Kafka brokers usually run on ports 9092 and more (as mentioned in their documentation). I thus added the following script to launch two brokers on 9092 and 9093:
import threading
from src.broker import Broker
# Setup broker addresses (same as used in your producer)
broker1 = Broker('127.0.0.1', 9092)
broker2 = Broker('127.0.0.1', 9093)
brokers = [broker1, broker2]
# Start each broker on a separate thread
threads = []
for broker in brokers:
t = threading.Thread(target=broker.start, args=())
t.start()
threads.append(t)
for t in threads:
t.join()
At this stage, I had two broker servers running and waiting for data from clients. The next step consisted of implementing the client (the producer) to send data to the brokers. Simplified to the extreme, in order to send data to brokers, the producer needs to:
- Know the addresses of the brokers;
- Select one broker;
- Send some data to it.
Here is how I implemented this:
import pickle
import random
import socket
class KafkaProducer:
def __init__(self, brokers_addresses):
self.brokers_addresses = brokers_addresses # [(host_i, port_i), ...]
def _send_to_broker(self, broker_address, message):
with socket.socket(socket.AF_INET, socket.SOCK_STREAM) as sock:
sock.connect(broker_address)
sock.sendall(pickle.dumps(message))
print(f"Sent to {broker_address}: {message}")
def send(self, data):
broker_address = random.choice(self.brokers_addresses)
self._send_to_broker(broker_address, data)
To actually run a producer, I executed the following script in a new terminal window:
import time
from src.producer import KafkaProducer
brokers_addresses = [('127.0.0.1', 9092), ('127.0.0.1', 9093)] # (host, port)
producer = KafkaProducer(brokers_addresses)
count = 0
while True:
count += 1
data = f'This is a test message: {count}.'
producer.send(data)
time.sleep(1)
This script creates a producer that sends a new message every second.

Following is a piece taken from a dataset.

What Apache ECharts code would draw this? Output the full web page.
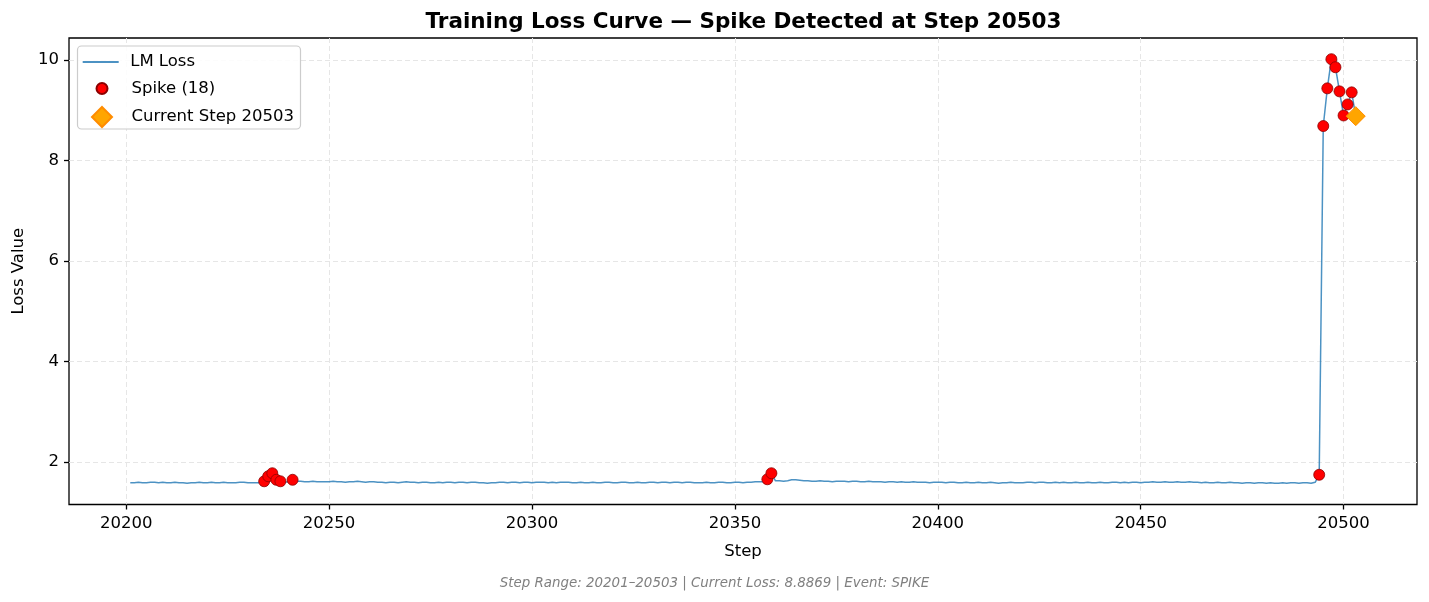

In this terminal, I got the following logs stating the messages sent:
Sent to 127.0.0.1:9093: This is a test message: 1.
Sent to 127.0.0.1:9093: This is a test message: 2.

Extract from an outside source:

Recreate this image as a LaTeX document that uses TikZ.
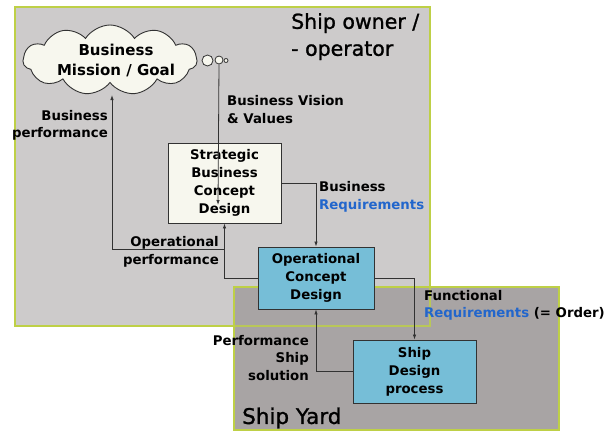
\documentclass[tikz,border=0pt]{standalone}
\usepackage{fontspec}
\setmainfont{DejaVu Sans}
\newfontfamily\titlefont[FakeBold=1.2]{DejaVu Sans}
\usetikzlibrary{arrows.meta,shapes.symbols}
\definecolor{ownerfill}{RGB}{205,203,203}
\definecolor{yardfill}{RGB}{168,164,164}
\definecolor{edgegreen}{RGB}{190,208,70}
\definecolor{boxblue}{RGB}{118,190,215}
\definecolor{cream}{RGB}{247,247,238}
\definecolor{reqblue}{RGB}{34,102,204}
\definecolor{linegray}{RGB}{50,50,50}
\tikzset{
  lbl/.style={font=\bfseries\fontsize{13.3}{17.5}\selectfont, inner sep=0pt},
  titlelbl/.style={font=\titlefont\fontsize{20.5}{27}\selectfont, inner sep=0pt, anchor=north west, align=left},
  procbox/.style={draw=linegray, line width=0.9pt, inner sep=0pt, align=center,
     font=\bfseries\fontsize{13.3}{18}\selectfont},
  conn/.style={draw=linegray, line width=0.8pt, -{Latex[length=5pt,width=3.5pt]}},
  bubble/.style={circle, draw=linegray, line width=0.8pt, fill=cream, inner sep=0pt},
}
\begin{document}
\begin{tikzpicture}[x=1pt,y=-1pt]
\useasboundingbox (0,0) rectangle (607,432);
% areas
\fill[ownerfill] (15,7) rectangle (430,326);
\draw[edgegreen, line width=1.5pt] (15,7) rectangle (430,326);
\fill[yardfill] (234,287) rectangle (559,430);
\draw[edgegreen, line width=1.5pt] (234,287) rectangle (559,430);
\draw[edgegreen, line width=1.2pt, opacity=0.8] (234,326) -- (430,326) -- (430,287);
\node[titlelbl] (owner) at (291,13) {Ship owner /\\- operator};
\node[titlelbl, anchor=west, font=\titlefont\fontsize{21.5}{27}\selectfont] (yard) at (242,418) {Ship Yard};
% cloud and bubbles
\node[cloud, cloud puffs=11, cloud puff arc=115, aspect=2.5, draw=linegray, line width=0.9pt,
      fill=cream, minimum width=174pt, minimum height=70pt, inner sep=0pt] (cloud) at (110,60) {};
\node[font=\bfseries\fontsize{15}{20}\selectfont, align=center, inner sep=0pt] (cloudtxt) at (116,60) {Business\\Mission / Goal};
\node[bubble, minimum size=11pt] (b1) at (207.5,60.5) {};
\node[bubble, minimum size=8pt] (b2) at (219,60) {};
\node[bubble, minimum size=4pt] (b3) at (226,60.5) {};
% process boxes
\node[procbox, fill=cream, minimum width=113pt, minimum height=80pt] (strat) at (224.5,183)
  {Strategic\\Business\\Concept\\Design};
\node[procbox, fill=boxblue, minimum width=116pt, minimum height=62pt] (op) at (316,278)
  {Operational\\Concept\\Design};
\node[procbox, fill=boxblue, minimum width=123pt, minimum height=63pt] (ship) at (414.5,371.5)
  {Ship\\Design\\process};
% labels
\node[lbl, anchor=east, align=right] (bperf) at (108,125.5) {Business\\performance};
\node[lbl, anchor=west, align=left] (bvis) at (227,109.5) {Business Vision\\\& Values};
\node[lbl, anchor=west, align=left] (breq) at (319,197) {Business\\\textcolor{reqblue}{Requirements}};
\node[lbl, anchor=east, align=right] (operf) at (219,252) {Operational\\performance};
\node[lbl, anchor=west, align=left] (freq) at (424,305.5) {Functional\\\textcolor{reqblue}{Requirements} (= Order)};
\node[lbl, anchor=east, align=right] (psol) at (309,358) {Performance\\Ship\\solution};
% connectors
\coordinate (bvend) at (218,205);
\coordinate (j) at (224,249);
\coordinate (cb) at (112,95);
\draw[conn] (b2.south) -- (bvend);
\draw[conn] (strat.east) -| (op.north);
\draw[conn] (op.west) -| (strat.south);
\draw[conn] (j) -| (cb);
\draw[conn] (op.east) -| (ship.north);
\draw[conn] (ship.west) -| (op.south);
\end{tikzpicture}
\end{document}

Sent to 127.0.0.1:9092: This is a test message: 3.
Sent to 127.0.0.1:9093: This is a test message: 4.
Let’s note that some messages get sent to the first broker on port 9092 and others on the second broker on port 9093.
And on the server (broker) side, here are the logs I get:
Broker listening on 127.0.0.1:9092
Broker listening on 127.0.0.1:9093
Connected by ('127.0.0.1', 63169)
Received message on 127.0.0.1:9093: This is a test message: 1.
Connected by ('127.0.0.1', 63170)
Received message on 127.0.0.1:9093: This is a test message: 2.
Connected by ('127.0.0.1', 63171)
Received message on 127.0.0.1:9092: This is a test message: 3.
Connected by ('127.0.0.1', 63172)
Received message on 127.0.0.1:9093: This is a test message: 4.
Messages are indeed received by the brokers! That’s a good start. Tomorrow, I will build upon this to improve the behavior of my producers.